#### EXERCISE:
Starting at the first line of the listing below, retype each line up to and including the one that contains "const y=d3.scaleLinear().domain([0,0.1153]).range([yBase,yTop]);". Leave pictures out.

A run of records

+ + + + + + +

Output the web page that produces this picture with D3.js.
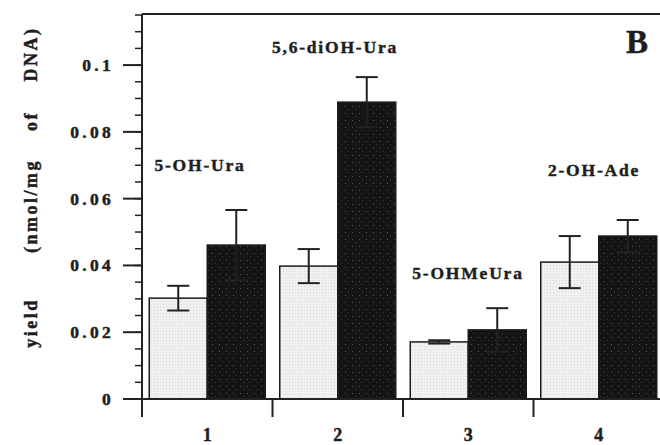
<!DOCTYPE html>
<html><head><meta charset="utf-8">
<script src="https://cdn.jsdelivr.net/npm/d3@7"></script>
<style>
html,body{margin:0;padding:0;background:#fff;}
svg text{font-family:"Liberation Serif","Times New Roman",serif;font-weight:700;fill:#1e1e1e;stroke:#1e1e1e;stroke-width:0.45px;}
</style></head>
<body>
<script>
const categories = ["1","2","3","4"];
const compounds = ["5-OH-Ura","5,6-diOH-Ura","5-OHMeUra","2-OH-Ade"];
const lightValues = [0.0302,0.0398,0.0171,0.0410];
const lightErrors = [0.0037,0.0051,0.0005,0.0078];
const darkValues = [0.0461,0.0889,0.0207,0.0488];
const darkErrors = [0.0105,0.0075,0.0065,0.0048];
const yTicks = [0,0.02,0.04,0.06,0.08,0.1];
const yTickLabels = ["0","0.02","0.04","0.06","0.08","0.1"];
const panelLabel = "B";
const yTitleWords = ["yield","(nmol/mg","of","DNA)"];

const W=660,H=445;
const svg=d3.select("body").append("svg").attr("width",W).attr("height",H);

const defs=svg.append("defs");
const pl=defs.append("pattern").attr("id","lightPat").attr("width",3).attr("height",3).attr("patternUnits","userSpaceOnUse");
pl.append("rect").attr("width",3).attr("height",3).attr("fill","#f0f0f0");
pl.append("rect").attr("x",1).attr("y",1).attr("width",1).attr("height",1).attr("fill","#dadada");
const pd=defs.append("pattern").attr("id","darkPat").attr("width",7).attr("height",7).attr("patternUnits","userSpaceOnUse");
pd.append("rect").attr("width",7).attr("height",7).attr("fill","#141414");
pd.append("rect").attr("x",2).attr("y",1).attr("width",1).attr("height",1).attr("fill","#555");
pd.append("rect").attr("x",5).attr("y",4).attr("width",1).attr("height",1).attr("fill","#3a3a3a");

const x0=142, xEnd=664, yBase=399, yTop=14;
const x=d3.scaleBand().domain(categories).range([x0,xEnd]);
const sub=d3.scaleBand().domain(["light","dark"]).range([0,x.bandwidth()]).paddingOuter(0.125).paddingInner(0);
const y=d3.scaleLinear().domain([0,0.1153]).range([yBase,yTop]);

const g=svg.append("g");
categories.forEach((c,i)=>{
  [["light",lightValues[i],lightErrors[i],"url(#lightPat)"],["dark",darkValues[i],darkErrors[i],"url(#darkPat)"]].forEach(([k,v,e,f])=>{
    const bx=x(c)+sub(k), bw=sub.bandwidth();
    g.append("rect").attr("x",bx).attr("y",y(v)).attr("width",bw).attr("height",yBase-y(v))
      .attr("fill",f).attr("stroke","#1a1a1a").attr("stroke-width",1.5);
    const cx=bx+bw/2;
    const eg=g.append("g").attr("stroke","#222").attr("stroke-width",2);
    eg.append("line").attr("x1",cx).attr("x2",cx).attr("y1",y(v+e)).attr("y2",y(v-e));
    eg.append("line").attr("x1",cx-11).attr("x2",cx+11).attr("y1",y(v+e)).attr("y2",y(v+e));
    eg.append("line").attr("x1",cx-11).attr("x2",cx+11).attr("y1",y(v-e)).attr("y2",y(v-e));
  });
});

const minor=d3.range(0,0.1151,0.005);
const ax=svg.append("g").attr("stroke","#222");
ax.append("line").attr("x1",x0).attr("x2",x0).attr("y1",yTop).attr("y2",417).attr("stroke-width",2);
ax.append("line").attr("x1",x0).attr("x2",W).attr("y1",yTop).attr("y2",yTop).attr("stroke-width",2);
ax.append("line").attr("x1",x0).attr("x2",W).attr("y1",yBase).attr("y2",yBase).attr("stroke-width",2);
minor.forEach(t=>{
  ax.append("line").attr("x1",x0-7).attr("x2",x0).attr("y1",y(t)).attr("y2",y(t)).attr("stroke-width",1.5);
});
yTicks.forEach((t,i)=>{
  ax.append("line").attr("x1",x0-19).attr("x2",x0).attr("y1",y(t)).attr("y2",y(t)).attr("stroke-width",2);
  svg.append("text").attr("x",114).attr("y",y(t)+6).attr("text-anchor","end")
    .attr("font-size",17.5).attr("letter-spacing",3.3).text(yTickLabels[i]);
});
categories.forEach(c=>{
  ax.append("line").attr("x1",x(c)).attr("x2",x(c)).attr("y1",yBase).attr("y2",417).attr("stroke-width",2);
  svg.append("text").attr("x",x(c)+x.bandwidth()/2).attr("y",441).attr("text-anchor","middle")
    .attr("font-size",18).text(c);
});

const labPos=[[200,171],[335,53],[468,279],[594,176]];
compounds.forEach((t,i)=>{
  svg.append("text").attr("x",labPos[i][0]).attr("y",labPos[i][1]).attr("text-anchor","middle")
    .attr("font-size",17.5).attr("letter-spacing",1.8).text(t);
});
svg.append("text").attr("x",637).attr("y",53).attr("text-anchor","middle").attr("font-size",33).text(panelLabel);

const titleCenters=[323,206,121,54];
yTitleWords.forEach((w,i)=>{
  svg.append("text").attr("transform",`translate(37,${titleCenters[i]}) rotate(-90)`).attr("text-anchor","middle")
    .attr("font-size",18).attr("letter-spacing",2.5).text(w);
});
</script>
</body></html>
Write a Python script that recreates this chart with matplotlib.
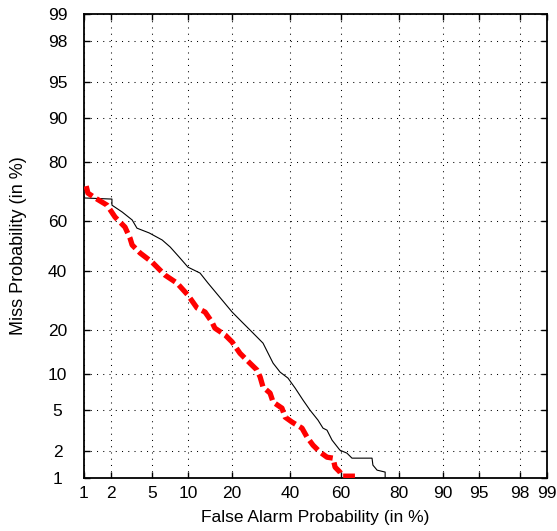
import numpy as np
import matplotlib
matplotlib.use("Agg")
import matplotlib.pyplot as plt
from matplotlib.ticker import FixedLocator, FixedFormatter, NullLocator
from statistics import NormalDist

plt.rcParams['font.family'] = ['Liberation Sans', 'DejaVu Sans']

# DET curves: false alarm vs. miss probability, both in percent
pfa_a = [1.0, 2.04, 2.04, 2.61, 3.27, 3.64, 4.74, 6.17, 7.21, 8.53, 10.0, 12.3,
         14.0, 17.4, 20.1, 23.0, 26.2, 29.9, 31.7, 33.5, 36.1, 39.1, 41.9, 45.0,
         47.8, 51.0, 53.0, 54.6, 56.6, 59.7, 62.4, 64.3, 71.5, 71.8, 73.2, 75.8, 75.8]
pmiss_a = [68.5, 68.1, 65.9, 63.3, 60.3, 57.1, 55.2, 52.4, 49.6, 45.6, 41.6, 39.3,
           35.5, 29.4, 25.4, 22.3, 19.4, 16.5, 14.1, 12.0, 10.3, 9.27, 7.71, 6.12,
           4.99, 4.04, 3.39, 3.24, 2.58, 2.03, 1.89, 1.67, 1.67, 1.40, 1.23, 1.17, 1.0]

pfa_b = [1.06, 1.11, 1.34, 1.81, 2.20, 2.78, 3.12, 3.27, 3.90, 5.02, 6.53, 8.20,
         10.0, 11.7, 13.35, 14.9, 15.6, 18.2, 20.1, 22.4, 25.5, 27.8, 28.9, 29.9,
         32.4, 33.5, 36.8, 38.0, 40.7, 44.6, 46.6, 49.0, 51.8, 54.6, 57.0, 57.8,
         59.7, 60.5, 65.4]
pmiss_b = [72.6, 70.2, 68.5, 65.9, 61.4, 57.5, 53.1, 50.4, 47.2, 43.6, 38.5, 35.5,
           31.1, 26.7, 25.4, 22.3, 20.5, 18.6, 16.8, 14.1, 12.0, 10.7, 9.45, 7.86,
           7.01, 5.88, 5.20, 4.31, 3.87, 3.39, 2.77, 2.29, 1.94, 1.71, 1.67, 1.33,
           1.17, 1.05, 1.05]

tick_vals = [1, 2, 5, 10, 20, 40, 60, 80, 90, 95, 98, 99]
tick_labels = [str(v) for v in tick_vals]

_nd = NormalDist()


def _ppf_one(v):
    if not np.isfinite(v):
        return np.nan
    p = min(max(v / 100.0, 1e-12), 1 - 1e-12)
    return _nd.inv_cdf(p)


def _cdf_one(z):
    if np.isnan(z):
        return np.nan
    return 100.0 * _nd.cdf(z)


_ppf_vec = np.vectorize(_ppf_one, otypes=[float])
_cdf_vec = np.vectorize(_cdf_one, otypes=[float])


def to_deviate(x):
    return _ppf_vec(np.asarray(x, dtype=float))


def from_deviate(z):
    return _cdf_vec(np.asarray(z, dtype=float))


fig = plt.figure(figsize=(5.57, 5.31), dpi=100)
ax = fig.add_axes([84 / 557, 1 - 478 / 531, 463 / 557, 464 / 531])

ax.set_xscale('function', functions=(to_deviate, from_deviate))
ax.set_yscale('function', functions=(to_deviate, from_deviate))
ax.set_xlim(1, 99)
ax.set_ylim(1, 99)

ax.plot(pfa_a, pmiss_a, color='black', lw=0.8, zorder=3)
ax.plot(pfa_b, pmiss_b, color='#ff0000', lw=3.8, dashes=(2.4, 0.9),
        dash_capstyle='butt', zorder=4)

for axis in (ax.xaxis, ax.yaxis):
    axis.set_major_locator(FixedLocator(tick_vals))
    axis.set_major_formatter(FixedFormatter(tick_labels))
    axis.set_minor_locator(NullLocator())

ax.grid(True, color='black', lw=0.75, linestyle=(0, (1, 5)))
ax.tick_params(direction='in', top=True, right=True, length=4, width=1,
               labelsize=12.5, colors='black')
ax.tick_params(axis='x', pad=6)
ax.tick_params(axis='y', pad=19)
for lab in ax.get_yticklabels():
    lab.set_horizontalalignment('center')

for sp in ax.spines.values():
    sp.set_linewidth(1.3)
    sp.set_color('black')

ax.set_xlabel('False Alarm Probability (in %)', fontsize=12.5, labelpad=6)
ax.set_ylabel('Miss Probability (in %)', fontsize=13, labelpad=15)

fig.savefig('out.png', dpi=100)
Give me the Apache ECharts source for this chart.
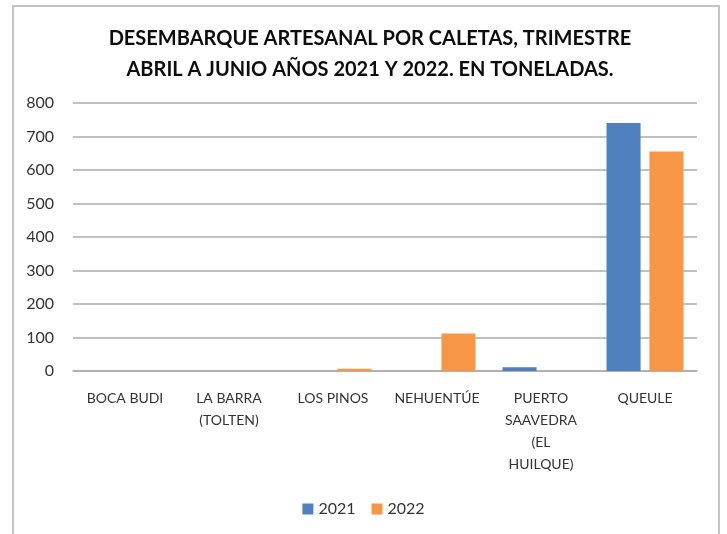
<!DOCTYPE html>
<html>
<head>
<meta charset="utf-8">
<script src="https://cdn.jsdelivr.net/npm/echarts@6/dist/echarts.min.js"></script>
<style>
  html, body { margin: 0; padding: 0; background: #fff; }
  #chart { width: 727px; height: 534px; }
</style>
</head>
<body>
<div id="chart"></div>
<script>
const caletas = ['BOCA BUDI', 'LA BARRA (TOLTEN)', 'LOS PINOS', 'NEHUENTÚE', 'PUERTO SAAVEDRA (EL HUILQUE)', 'QUEULE'];
// how the labels wrap in the original
const caletaLabels = ['BOCA BUDI', 'LA BARRA\n(TOLTEN)', 'LOS PINOS', 'NEHUENTÚE', 'PUERTO\nSAAVEDRA\n(EL\nHUILQUE)', 'QUEULE'];
const tons2021 = [0, 0, 0, 0, 11, 740];
const tons2022 = [0, 0, 7, 112, 0, 655];
const yTicks = [0, 100, 200, 300, 400, 500, 600, 700, 800];

const chart = echarts.init(document.getElementById('chart'));
const font = 'Lato, "Open Sans", sans-serif';

chart.setOption({
  animation: false,
  textStyle: { fontFamily: font },
  graphic: [{
    type: 'rect',
    shape: { x: 13, y: 6, width: 706, height: 540 },
    style: { fill: 'none', stroke: '#c4c4c4', lineWidth: 2 },
    silent: true
  }],
  title: {
    text: 'DESEMBARQUE ARTESANAL POR CALETAS, TRIMESTRE\nABRIL A JUNIO AÑOS 2021 Y 2022. EN TONELADAS.',
    left: 365,
    textAlign: 'center',
    top: 18,
    textStyle: { fontSize: 20, fontWeight: 'bold', color: '#0d0d0d', lineHeight: 31, fontFamily: font }
  },
  legend: {
    data: ['2021', '2022'],
    bottom: 12,
    left: 'center',
    itemWidth: 11,
    itemHeight: 11,
    itemGap: 16,
    icon: 'rect',
    textStyle: { fontSize: 16, color: '#333', fontFamily: font }
  },
  grid: { left: 73, right: 30, top: 103, bottom: 163 },
  xAxis: {
    type: 'category',
    data: caletas,
    axisTick: { show: false },
    axisLine: { lineStyle: { color: '#ababab', width: 1.5 } },
    axisLabel: {
      interval: 0,
      margin: 16,
      fontSize: 14,
      lineHeight: 22,
      color: '#333',
      formatter: (v, i) => caletaLabels[i]
    }
  },
  yAxis: {
    type: 'value',
    min: yTicks[0],
    max: yTicks[yTicks.length - 1],
    interval: 100,
    axisLine: { show: false },
    axisTick: { show: false },
    splitLine: { lineStyle: { color: '#ababab', width: 1.5 } },
    axisLabel: { fontSize: 16, color: '#333', margin: 19 }
  },
  series: [
    {
      name: '2021',
      type: 'bar',
      data: tons2021,
      barGap: '26%',
      barCategoryGap: '26%',
      itemStyle: { color: '#4f7fbd' }
    },
    {
      name: '2022',
      type: 'bar',
      data: tons2022,
      itemStyle: { color: '#f79646' }
    }
  ]
});
</script>
</body>
</html>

+ + + + + + +

#### TASK ANSWER:
Output the web page that produces this picture with D3.js.
<!DOCTYPE html>
<html><head><meta charset="utf-8">
<script src="https://cdn.jsdelivr.net/npm/d3@7"></script>
<style>
html,body{margin:0;padding:0;background:#fff;}
svg text{font-family:"Liberation Serif","Times New Roman",serif;font-weight:700;fill:#1e1e1e;stroke:#1e1e1e;stroke-width:0.45px;}
</style></head>
<body>
<script>
const categories = ["1","2","3","4"];
const compounds = ["5-OH-Ura","5,6-diOH-Ura","5-OHMeUra","2-OH-Ade"];
const lightValues = [0.0302,0.0398,0.0171,0.0410];
const lightErrors = [0.0037,0.0051,0.0005,0.0078];
const darkValues = [0.0461,0.0889,0.0207,0.0488];
const darkErrors = [0.0105,0.0075,0.0065,0.0048];
const yTicks = [0,0.02,0.04,0.06,0.08,0.1];
const yTickLabels = ["0","0.02","0.04","0.06","0.08","0.1"];
const panelLabel = "B";
const yTitleWords = ["yield","(nmol/mg","of","DNA)"];

const W=660,H=445;
const svg=d3.select("body").append("svg").attr("width",W).attr("height",H);

const defs=svg.append("defs");
const pl=defs.append("pattern").attr("id","lightPat").attr("width",3).attr("height",3).attr("patternUnits","userSpaceOnUse");
pl.append("rect").attr("width",3).attr("height",3).attr("fill","#f0f0f0");
pl.append("rect").attr("x",1).attr("y",1).attr("width",1).attr("height",1).attr("fill","#dadada");
const pd=defs.append("pattern").attr("id","darkPat").attr("width",7).attr("height",7).attr("patternUnits","userSpaceOnUse");
pd.append("rect").attr("width",7).attr("height",7).attr("fill","#141414");
pd.append("rect").attr("x",2).attr("y",1).attr("width",1).attr("height",1).attr("fill","#555");
pd.append("rect").attr("x",5).attr("y",4).attr("width",1).attr("height",1).attr("fill","#3a3a3a");

const x0=142, xEnd=664, yBase=399, yTop=14;
const x=d3.scaleBand().domain(categories).range([x0,xEnd]);
const sub=d3.scaleBand().domain(["light","dark"]).range([0,x.bandwidth()]).paddingOuter(0.125).paddingInner(0);
const y=d3.scaleLinear().domain([0,0.1153]).range([yBase,yTop]);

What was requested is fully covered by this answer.